» WHAT YOU NEED TO DO
Skip every picture and transcribe the remaining material exactly.

» DATA BLOCK

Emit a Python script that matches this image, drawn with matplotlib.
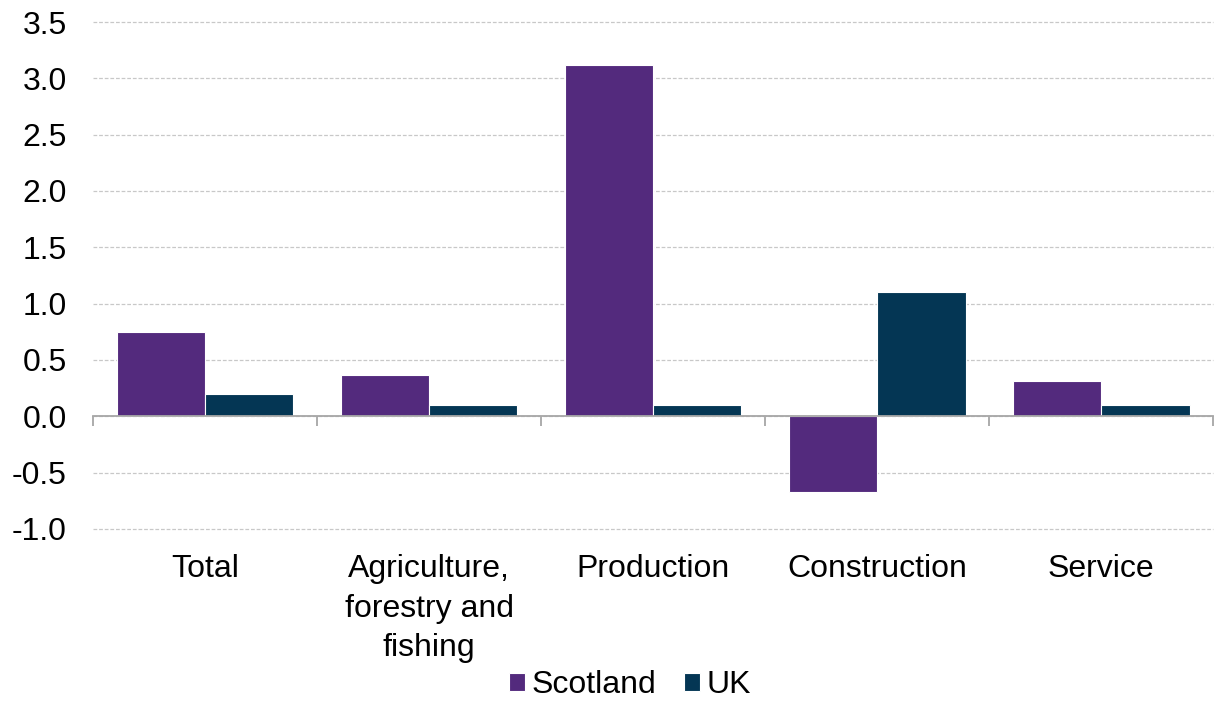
import matplotlib

matplotlib.use("Agg")
import matplotlib.pyplot as plt
import numpy as np

# Percentage change by sector, Scotland vs UK
categories = ["Total", "Agriculture,\nforestry and\nfishing", "Production", "Construction", "Service"]
scotland = [0.75, 0.37, 3.12, -0.67, 0.31]
uk = [0.2, 0.1, 0.1, 1.1, 0.1]
y_ticks = [-1.0, -0.5, 0.0, 0.5, 1.0, 1.5, 2.0, 2.5, 3.0, 3.5]

SCOTLAND_COLOR = "#532a7d"
UK_COLOR = "#043654"
FONT_SIZE = 23

plt.rcParams["font.family"] = ["Liberation Sans", "DejaVu Sans"]

fig = plt.figure(figsize=(12.14, 7.01), dpi=100)
ax = fig.add_axes([0.0766, 0.2454, 0.9226, 0.7232])

x = np.arange(len(categories))
width = 0.395
ax.bar(x - width / 2, scotland, width, color=SCOTLAND_COLOR, edgecolor="white",
       linewidth=0.8, label="Scotland", zorder=3)
ax.bar(x + width / 2, uk, width, color=UK_COLOR, edgecolor="white",
       linewidth=0.8, label="UK", zorder=3)

ax.set_xlim(-0.5, len(categories) - 0.5)
ax.set_ylim(-1.0, 3.5)
ax.set_yticks(y_ticks)
ax.set_yticklabels([f"{v:.1f}" for v in y_ticks], fontsize=FONT_SIZE)
ax.tick_params(axis="y", length=0, pad=19)
ax.yaxis.grid(True, color="#c8c8c8", linestyle=(0, (3, 1.5)), linewidth=0.9, zorder=0)
for line in ax.get_ygridlines():
    line.set_clip_on(False)

# category axis sits on the zero line, ticks at group boundaries
ax.spines["bottom"].set_position(("data", 0))
ax.spines["bottom"].set_color("#a6a6a6")
ax.spines["bottom"].set_linewidth(1.3)
ax.spines["bottom"].set_zorder(4)
for side in ["left", "right", "top"]:
    ax.spines[side].set_visible(False)
ax.set_xticks(np.arange(len(categories) + 1) - 0.5)
ax.set_xticklabels([])
ax.tick_params(axis="x", direction="out", length=7, width=1.3, color="#a6a6a6")

for i, label in enumerate(categories):
    ax.annotate(label, xy=(i, 0), xycoords=("data", "axes fraction"),
                xytext=(0, -18), textcoords="offset points",
                ha="center", va="top", fontsize=FONT_SIZE, linespacing=1.42)

fig.legend(loc="center", bbox_to_anchor=(630 / 1214, 1 - 685 / 701), ncol=2,
           frameon=False, fontsize=FONT_SIZE, handlelength=0.5, handleheight=0.5,
           handletextpad=0.2, columnspacing=0.85, borderpad=0)

fig.savefig("out.png", dpi=100)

» COMPLETE ANSWER
Emit a Python script that matches this image, drawn with matplotlib.
import matplotlib

matplotlib.use("Agg")
import matplotlib.pyplot as plt
import numpy as np

# Percentage change by sector, Scotland vs UK
categories = ["Total", "Agriculture,\nforestry and\nfishing", "Production", "Construction", "Service"]
scotland = [0.75, 0.37, 3.12, -0.67, 0.31]
uk = [0.2, 0.1, 0.1, 1.1, 0.1]
y_ticks = [-1.0, -0.5, 0.0, 0.5, 1.0, 1.5, 2.0, 2.5, 3.0, 3.5]

SCOTLAND_COLOR = "#532a7d"
UK_COLOR = "#043654"
FONT_SIZE = 23

plt.rcParams["font.family"] = ["Liberation Sans", "DejaVu Sans"]

fig = plt.figure(figsize=(12.14, 7.01), dpi=100)
ax = fig.add_axes([0.0766, 0.2454, 0.9226, 0.7232])

x = np.arange(len(categories))
width = 0.395
ax.bar(x - width / 2, scotland, width, color=SCOTLAND_COLOR, edgecolor="white",
       linewidth=0.8, label="Scotland", zorder=3)
ax.bar(x + width / 2, uk, width, color=UK_COLOR, edgecolor="white",
       linewidth=0.8, label="UK", zorder=3)

ax.set_xlim(-0.5, len(categories) - 0.5)
ax.set_ylim(-1.0, 3.5)
ax.set_yticks(y_ticks)
ax.set_yticklabels([f"{v:.1f}" for v in y_ticks], fontsize=FONT_SIZE)
ax.tick_params(axis="y", length=0, pad=19)
ax.yaxis.grid(True, color="#c8c8c8", linestyle=(0, (3, 1.5)), linewidth=0.9, zorder=0)
for line in ax.get_ygridlines():
    line.set_clip_on(False)

# category axis sits on the zero line, ticks at group boundaries
ax.spines["bottom"].set_position(("data", 0))
ax.spines["bottom"].set_color("#a6a6a6")
ax.spines["bottom"].set_linewidth(1.3)
ax.spines["bottom"].set_zorder(4)
for side in ["left", "right", "top"]:
    ax.spines[side].set_visible(False)
ax.set_xticks(np.arange(len(categories) + 1) - 0.5)
ax.set_xticklabels([])
ax.tick_params(axis="x", direction="out", length=7, width=1.3, color="#a6a6a6")

for i, label in enumerate(categories):
    ax.annotate(label, xy=(i, 0), xycoords=("data", "axes fraction"),
                xytext=(0, -18), textcoords="offset points",
                ha="center", va="top", fontsize=FONT_SIZE, linespacing=1.42)

fig.legend(loc="center", bbox_to_anchor=(630 / 1214, 1 - 685 / 701), ncol=2,
           frameon=False, fontsize=FONT_SIZE, handlelength=0.5, handleheight=0.5,
           handletextpad=0.2, columnspacing=0.85, borderpad=0)

fig.savefig("out.png", dpi=100)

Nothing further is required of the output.